Ranking: #5

The new musical from Jay Turvey and Paul Sportelli brings something very new to the Shaw, even if the plot is nothing new for musical theatre. Essentially a mashup of Carmen’s tropes and Aida’s plot, Maria Severa tells the story of a young Portugese prostitute (the titular Maria) who falls for a man above her station (the handsome bull fighter Armando De Vimioso), who is, in turn, being forced to marry a woman he doesn’t love for her money (Clara da Silva). Maria’s beautiful and groundbreaking music, fado, makes her an important advocate for her people in the poverty-stricken Mouraria, but her love of Armando forces her to choose between love and loyalty. Most of the songs are as derivative as the plot, but as played by an exceptional cast, Maria Severa’s sultry tones are a breath of fresh air in an otherwise dreary Shaw season full of period English living rooms and parlors.

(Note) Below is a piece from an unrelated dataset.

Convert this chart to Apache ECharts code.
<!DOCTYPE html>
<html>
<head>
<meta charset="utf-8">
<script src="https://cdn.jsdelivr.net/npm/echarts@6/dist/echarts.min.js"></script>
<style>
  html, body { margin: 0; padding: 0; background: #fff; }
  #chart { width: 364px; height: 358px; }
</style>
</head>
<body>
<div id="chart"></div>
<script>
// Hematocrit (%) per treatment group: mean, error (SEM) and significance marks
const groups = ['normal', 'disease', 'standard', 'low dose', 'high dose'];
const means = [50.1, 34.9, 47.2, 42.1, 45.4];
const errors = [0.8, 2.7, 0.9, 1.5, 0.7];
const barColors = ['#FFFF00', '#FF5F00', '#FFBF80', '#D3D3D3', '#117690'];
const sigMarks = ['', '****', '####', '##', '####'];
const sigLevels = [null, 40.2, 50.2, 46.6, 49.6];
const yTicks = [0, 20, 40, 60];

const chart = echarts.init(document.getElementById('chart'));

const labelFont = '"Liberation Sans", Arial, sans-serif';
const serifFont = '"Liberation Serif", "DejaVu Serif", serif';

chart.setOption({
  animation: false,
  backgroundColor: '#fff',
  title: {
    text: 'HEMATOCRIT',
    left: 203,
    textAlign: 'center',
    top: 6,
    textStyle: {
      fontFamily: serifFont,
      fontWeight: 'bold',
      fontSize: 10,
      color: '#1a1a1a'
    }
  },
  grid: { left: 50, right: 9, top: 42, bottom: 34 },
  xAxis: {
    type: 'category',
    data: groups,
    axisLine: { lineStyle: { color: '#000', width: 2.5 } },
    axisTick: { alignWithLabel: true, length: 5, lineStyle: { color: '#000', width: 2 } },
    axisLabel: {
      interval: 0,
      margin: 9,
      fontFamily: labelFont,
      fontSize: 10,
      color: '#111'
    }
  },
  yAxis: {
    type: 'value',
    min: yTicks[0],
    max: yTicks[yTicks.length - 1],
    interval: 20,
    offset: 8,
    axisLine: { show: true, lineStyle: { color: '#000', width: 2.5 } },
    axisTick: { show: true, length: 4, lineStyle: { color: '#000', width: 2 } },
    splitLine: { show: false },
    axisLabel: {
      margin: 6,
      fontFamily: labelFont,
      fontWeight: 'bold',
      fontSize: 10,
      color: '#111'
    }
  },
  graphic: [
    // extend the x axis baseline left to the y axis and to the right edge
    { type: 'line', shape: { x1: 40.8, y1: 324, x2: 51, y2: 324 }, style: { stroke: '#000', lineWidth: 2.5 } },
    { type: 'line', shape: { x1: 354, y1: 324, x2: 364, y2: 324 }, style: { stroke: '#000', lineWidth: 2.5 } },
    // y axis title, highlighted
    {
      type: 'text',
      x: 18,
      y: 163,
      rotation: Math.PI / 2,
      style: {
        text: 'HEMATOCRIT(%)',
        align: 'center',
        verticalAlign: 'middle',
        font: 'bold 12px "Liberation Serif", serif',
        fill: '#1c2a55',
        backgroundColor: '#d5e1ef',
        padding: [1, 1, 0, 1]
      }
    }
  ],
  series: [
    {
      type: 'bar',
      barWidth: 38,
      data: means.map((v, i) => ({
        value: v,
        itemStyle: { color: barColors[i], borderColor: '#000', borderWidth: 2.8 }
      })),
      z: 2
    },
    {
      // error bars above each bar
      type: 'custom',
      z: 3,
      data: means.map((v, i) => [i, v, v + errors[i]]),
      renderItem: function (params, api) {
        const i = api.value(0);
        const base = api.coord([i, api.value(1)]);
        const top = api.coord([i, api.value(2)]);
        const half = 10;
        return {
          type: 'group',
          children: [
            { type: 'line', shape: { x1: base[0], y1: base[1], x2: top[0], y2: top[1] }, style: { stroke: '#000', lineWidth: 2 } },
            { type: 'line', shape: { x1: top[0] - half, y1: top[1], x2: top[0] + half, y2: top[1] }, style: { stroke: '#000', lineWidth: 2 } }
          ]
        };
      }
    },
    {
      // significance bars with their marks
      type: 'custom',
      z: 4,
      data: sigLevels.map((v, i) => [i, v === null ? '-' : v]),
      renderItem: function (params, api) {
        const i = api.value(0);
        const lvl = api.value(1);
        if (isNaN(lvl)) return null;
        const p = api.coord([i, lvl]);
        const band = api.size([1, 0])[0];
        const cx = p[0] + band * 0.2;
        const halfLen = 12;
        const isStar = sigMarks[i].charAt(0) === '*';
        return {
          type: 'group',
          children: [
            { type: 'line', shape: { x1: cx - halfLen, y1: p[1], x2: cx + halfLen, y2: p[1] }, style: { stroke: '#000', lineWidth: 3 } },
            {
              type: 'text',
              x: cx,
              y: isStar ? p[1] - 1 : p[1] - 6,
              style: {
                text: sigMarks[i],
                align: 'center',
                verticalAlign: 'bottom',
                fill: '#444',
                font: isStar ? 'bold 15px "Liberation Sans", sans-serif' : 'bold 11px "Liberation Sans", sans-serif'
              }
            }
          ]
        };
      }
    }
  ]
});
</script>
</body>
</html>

Leading lady Julie Martell is wonderfully feisty but sympathetic, her voice clear and strong, though I don’t quite buy her and Saccha Dennis as prostitutes- they aren’t quite gritty enough. Dennis is wonderful, however, in the other aspects of Jasmine, Maria’s best friend and straight-talking confidante. She sometimes annoys but in her finer moments (such as in the production’s best number “A Prayer is a Boat”), Dennis is perfect, funny and very affecting. The fantastically charming Jonathan Gould does a lot with a little material as Armando’s little brother Fernando- a single lyric about always being second best, delivered perfectly, captures the crux of the character beautifully. Jacqueline Thair is a wonderful Clara, bringing great pathos and desire to the timid character standing in the way of the central love story. Jenny L. Wright is also excellently crass but well-intentioned as Mama and the lovable Jeff Irving tears at your heartstrings as the unrequitedly loving Carlos. As the dashing and conflicted Armando, the infallible Mark Uhre brings it all together with a performance that makes sense of the risks Maria makes for him and of the admiration the population of the play shares for him.

Martell and Uhre bring sizzle to the predictable story, engaging the audience emotionally where they intellectually might have already checked out. Blostered by touchingly human performances from supporting cast members like Irving and Thair, the story is one of the most moving at the Shaw this year. And it certainly is a nice relief, even just for a few hours, to escape the Shavian confines that hold the other productions back.